The Everett private school’s dominating football team has won its last three games via forfeit. Cedar Park Christian School announced Monday that it would forfeit its game scheduled for Oct. 14, which would be Archbishop Murphy’s homecoming game. Cedar Park is the fourth team in a row to forfeit a game against Archbishop Murphy.
Archbishop Murphy tells its story after 3rd forfeit
Would-be opponents have forfeited out of concerns that Archbishop players are significantly bigger, faster and stronger, which has led to safety concerns among parents and students. 710 ESPN Seattle’s Brock Huard played with Archbishop’s coach, Jerry Jenson, while attending the University of Washington. He says the forfeits are unfair to the Archbishop players who worked so hard to get to this point and is unconvinced by the argument that the team is unsafe to play because they are too good.
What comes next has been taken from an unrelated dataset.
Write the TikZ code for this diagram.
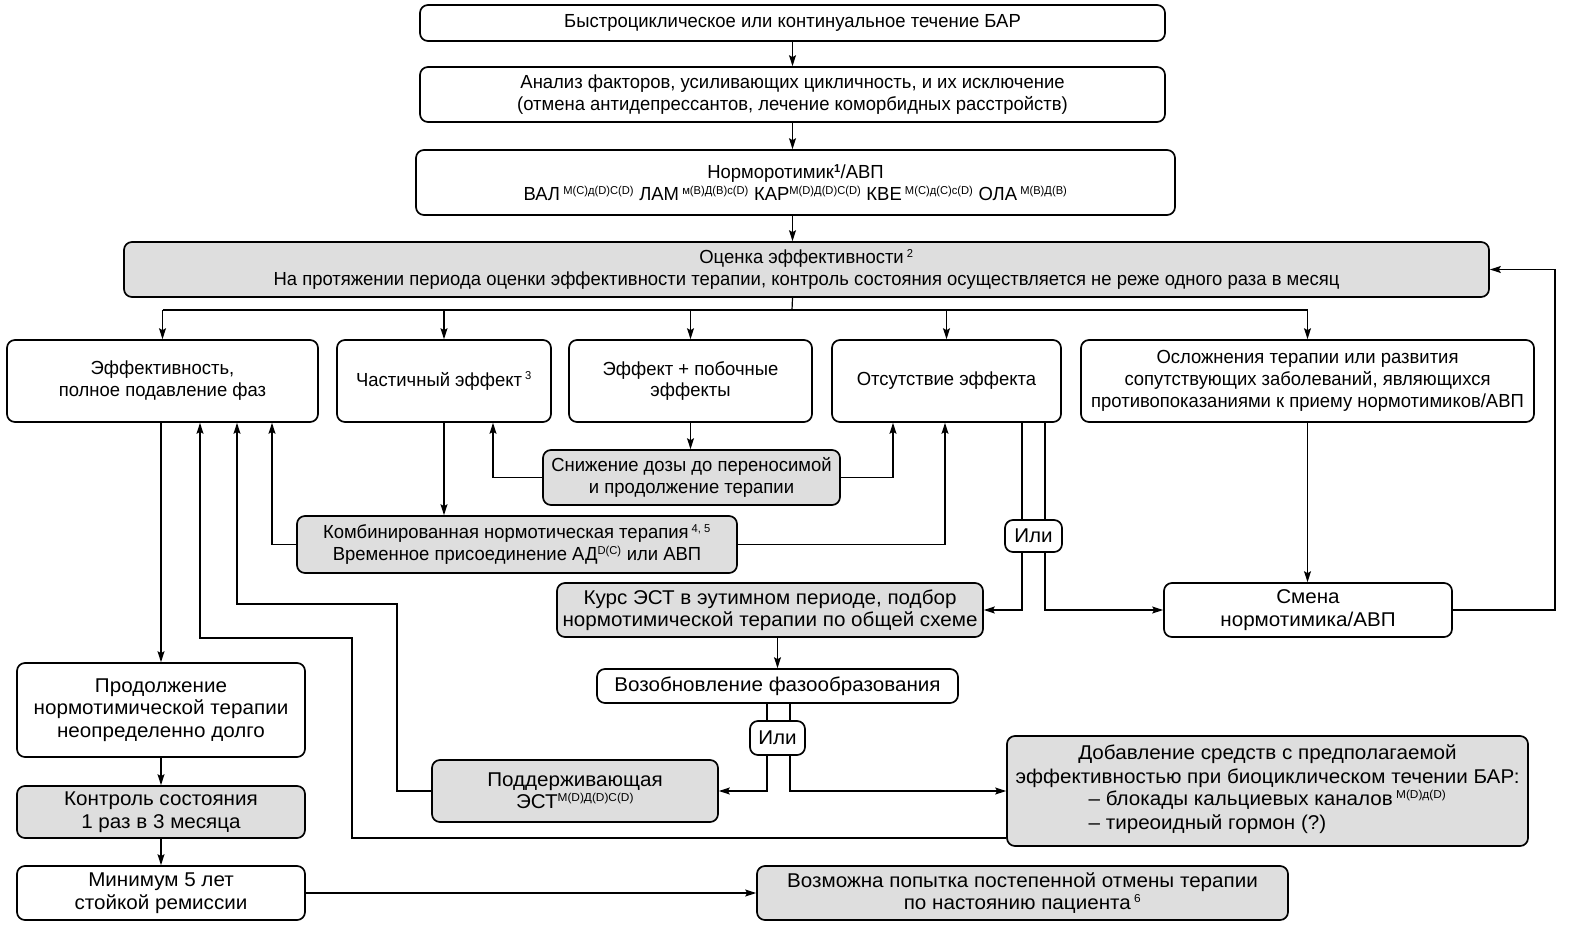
\documentclass[tikz,border=0pt]{standalone}
\usepackage{fontspec}
\setmainfont{Liberation Sans}[FakeStretch=0.975]
\newfontfamily\flower{Liberation Sans}[FakeStretch=1.035]
\usetikzlibrary{arrows.meta}
\definecolor{boxgray}{RGB}{222,222,222}
\newcommand{\up}[1]{\textsuperscript{\fontsize{11.5}{12}\selectfont #1}}
\begin{document}
\begin{tikzpicture}[x=1bp,y=-1bp,
  base/.style={draw=black, line width=1.7pt, rounded corners=8pt, align=center, inner sep=2pt,
    font=\fontsize{19}{22}\selectfont},
  wbox/.style={base, fill=white},
  gbox/.style={base, fill=boxgray},
  big/.style={font=\flower\fontsize{20}{22.5}\selectfont},
  arr/.style={line width=1.2pt, -{Stealth[length=11pt,width=7pt,inset=2pt]}},
  ln/.style={line width=1.2pt}]
\useasboundingbox (0,0) rectangle (1575,944);
% coordinates for bends
\coordinate (split) at (792,310);
\coordinate (bx) at (493,0);
\coordinate (dx1) at (893,0);
\coordinate (ax3) at (272,0);
\coordinate (dx2) at (945,0);
\coordinate (L1) at (1022,0);
\coordinate (L2) at (1045,0);
\coordinate (L3) at (767,0);
\coordinate (L4) at (790,0);
\coordinate (R) at (1555,0);
\coordinate (P1) at (397,604);
\coordinate (P2) at (237,0);
\coordinate (Q1) at (0,838);
\coordinate (Q2) at (352,638);
\coordinate (Q3) at (200,0);

% nodes
\node[wbox, minimum width=745bp, minimum height=36bp] (n1) at (792.5,23) {Быстроциклическое или континуальное течение БАР};
\node[wbox, minimum width=745bp, minimum height=55bp] (n2) at (792.5,94.5) {Анализ факторов, усиливающих цикличность, и их исключение\\(отмена антидепрессантов, лечение коморбидных расстройств)};
\node[wbox, minimum width=759bp, minimum height=65bp] (n3) at (795.5,182.5) {Норморотимик\up{\textbf{1}}/АВП\\ВАЛ\,\up{М(С)д(D)С(D)} ЛАМ\,\up{м(В)Д(В)с(D)} КАР\up{М(D)Д(D)С(D)} КВЕ\,\up{М(С)д(С)с(D)} ОЛА\,\up{М(В)Д(В)}};
\node[gbox, minimum width=1365bp, minimum height=55bp] (n4) at (806.5,269.5) {Оценка эффективности\,\up{2}\\На протяжении периода оценки эффективности терапии, контроль состояния осуществляется не реже одного раза в месяц};

\node[wbox, minimum width=311bp, minimum height=82bp] (a) at (162.5,381) {Эффективность,\\полное подавление фаз};
\node[wbox, minimum width=214bp, minimum height=82bp] (b) at (444,381) {Частичный эффект\,\up{3}};
\node[wbox, minimum width=243bp, minimum height=82bp] (c) at (690.5,381) {Эффект + побочные\\эффекты};
\node[wbox, minimum width=229bp, minimum height=82bp] (d) at (946.5,381) {Отсутствие эффекта};
\node[wbox, minimum width=453bp, minimum height=82bp, inner sep=1pt] (e) at (1307.5,381) {Осложнения терапии или развития\\сопутствующих заболеваний, являющихся\\противопоказаниями к приему нормотимиков/АВП};

\node[gbox, minimum width=297bp, minimum height=55bp] (snizh) at (691.5,477.5) {Снижение дозы до переносимой\\и продолжение терапии};
\node[gbox, minimum width=440bp, minimum height=57bp] (komb) at (517,544.5) {Комбинированная нормотическая терапия\,\up{4, 5}\\Временное присоединение АД\up{D(C)} или АВП};
\node[gbox, big, minimum width=426bp, minimum height=54bp, inner sep=1pt] (kurs) at (770,610) {Курс ЭСТ в эутимном периоде, подбор\\нормотимической терапии по общей схеме};
\node[wbox, big, minimum width=288bp, minimum height=54bp] (smena) at (1308,610) {Смена\\нормотимика/АВП};
\node[wbox, big, minimum width=361bp, minimum height=34bp] (vozob) at (777.5,686) {Возобновление фазообразования};
\node[gbox, big, minimum width=286bp, minimum height=62bp] (podd) at (575,791) {Поддерживающая\\ЭСТ\up{М(D)Д(D)С(D)}};
\node[gbox, minimum width=521bp, minimum height=110bp, inner sep=1pt, font=\flower\fontsize{20}{24}\selectfont] (dobav) at (1267.5,791) {Добавление средств с предполагаемой\\эффективностью при биоциклическом течении БАР:\\\begin{tabular}{@{}l@{}}– блокады кальциевых каналов\,\up{М(D)д(D)}\\– тиреоидный гормон (?)\end{tabular}};
\node[wbox, big, minimum width=288bp, minimum height=94bp] (prod) at (161,710) {Продолжение\\нормотимической терапии\\неопределенно долго};
\node[gbox, big, minimum width=288bp, minimum height=52bp] (kontr) at (161,812) {Контроль состояния\\1 раз в 3 месяца};
\node[wbox, big, minimum width=288bp, minimum height=54bp] (minim) at (161,893) {Минимум 5 лет\\стойкой ремиссии};
\node[gbox, big, minimum width=531bp, minimum height=54bp] (vozm) at (1022.5,893) {Возможна попытка постепенной отмены терапии\\по настоянию пациента\,\up{6}};

% connectors
\draw[arr] (n1.south) -- (n1.south |- n2.north);
\draw[arr] (n2.south) -- (n2.south |- n3.north);
\draw[arr] (n2.south |- n3.south) -- (n2.south |- n4.north);
\draw[ln] (n2.south |- n4.south) -- (split);
\draw[ln] (a.north |- split) -- (e.north |- split);
\foreach \t in {a,b,c,d,e} \draw[arr] (\t.north |- split) -- (\t.north);

\draw[arr] (prod.north |- a.south) -- (prod.north);
\draw[arr] (prod.south) -- (kontr.north);
\draw[arr] (kontr.south) -- (minim.north);
\draw[arr] (minim.east) -- (vozm.west);

\draw[arr] (b.south) -- (b.south |- komb.north);
\draw[arr] (c.south) -- (c.south |- snizh.north);
\draw[arr] (snizh.west) -| (b.south -| bx);
\draw[arr] (snizh.east) -| (d.south -| dx1);
\draw[arr] (komb.west) -| (a.south -| ax3);
\draw[arr] (komb.east) -| (d.south -| dx2);

\draw[arr] (d.south -| L1) |- (kurs.east);
\draw[arr] (d.south -| L2) |- (smena.west);
\draw[arr] (e.south) -- (e.south |- smena.north);
\draw[arr] (smena.east) -- (smena.east -| R) -- (R |- n4.east) -- (n4.east);

\draw[arr] (vozob.north |- kurs.south) -- (vozob.north);
\draw[arr] (vozob.south -| L3) |- (podd.east);
\draw[arr] (vozob.south -| L4) |- (dobav.west);

\draw[arr] (podd.west) -| (P1) -| (a.south -| P2);
\draw[arr] (dobav.west |- Q1) -| (Q2) -| (a.south -| Q3);

% "Или" nodes drawn over the lines
\node[wbox, big, minimum width=57bp, minimum height=32bp, inner sep=1pt] (ili1) at (1033.5,536) {Или};
\node[wbox, big, minimum width=55bp, minimum height=34bp, inner sep=1pt] (ili2) at (777.5,738) {Или};
\end{tikzpicture}
\end{document}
“I have very little empathy, sympathy, or regard for that,” Huard told KIRO Radio’s Dori Monson. “Then don’t play football. Don’t have your kids play. If you don’t want to put them in harm’s way, then go run cross country, go golf, go swim, or play basketball. Go do something else. Don’t play football because this is what the game of football requires. But if you’re going to play football, then go out there.”
Blowouts and injuries are part of the sport, Huard said. And while parents are likely rationalizing the decision to forfeit on “some level” in terms of player safety, that the 2A school is not a machine filled with a group of monstrous future NFL stars.
“What Jerry Jenson has built there is pretty special and he’s got a couple (Division 1) kids,” Huard said. “You don’t have five, 300-pounders up front with all D-1 scholarships. (They are) very good, and, as Jerry said, they have worked for this, and this was a three-win team in 2009 that committed to doing it and got some good players to come in and be difference makers for them.”
Huard said he learned as much in adversity and in blowouts as during any other times in sport.
“Go out and play, go out and play,” Huard said. “… I think I learned as much in my life getting beat down – we played teams that I knew lining up, maybe not in high school but in college or even in the pro’s –woof, it’s gonna be a tough day. I’m gonna take a beating, this is not going to be a lot of fun but I sure learned a whole lot through that adversity.
“This is no fun for Archbishop Murphy; they don’t get any jollies off of beating a team 70-0,” he added. “… Everybody loses. I think the parents on both sides lose, I think the kids on both sides lose, the coaches on both sides lose; there’s no good winner. The state of Washington, the WIAA, having national folks come in and ESPN coming in – it’s not good publicity. I don’t think anybody wins in this deal.”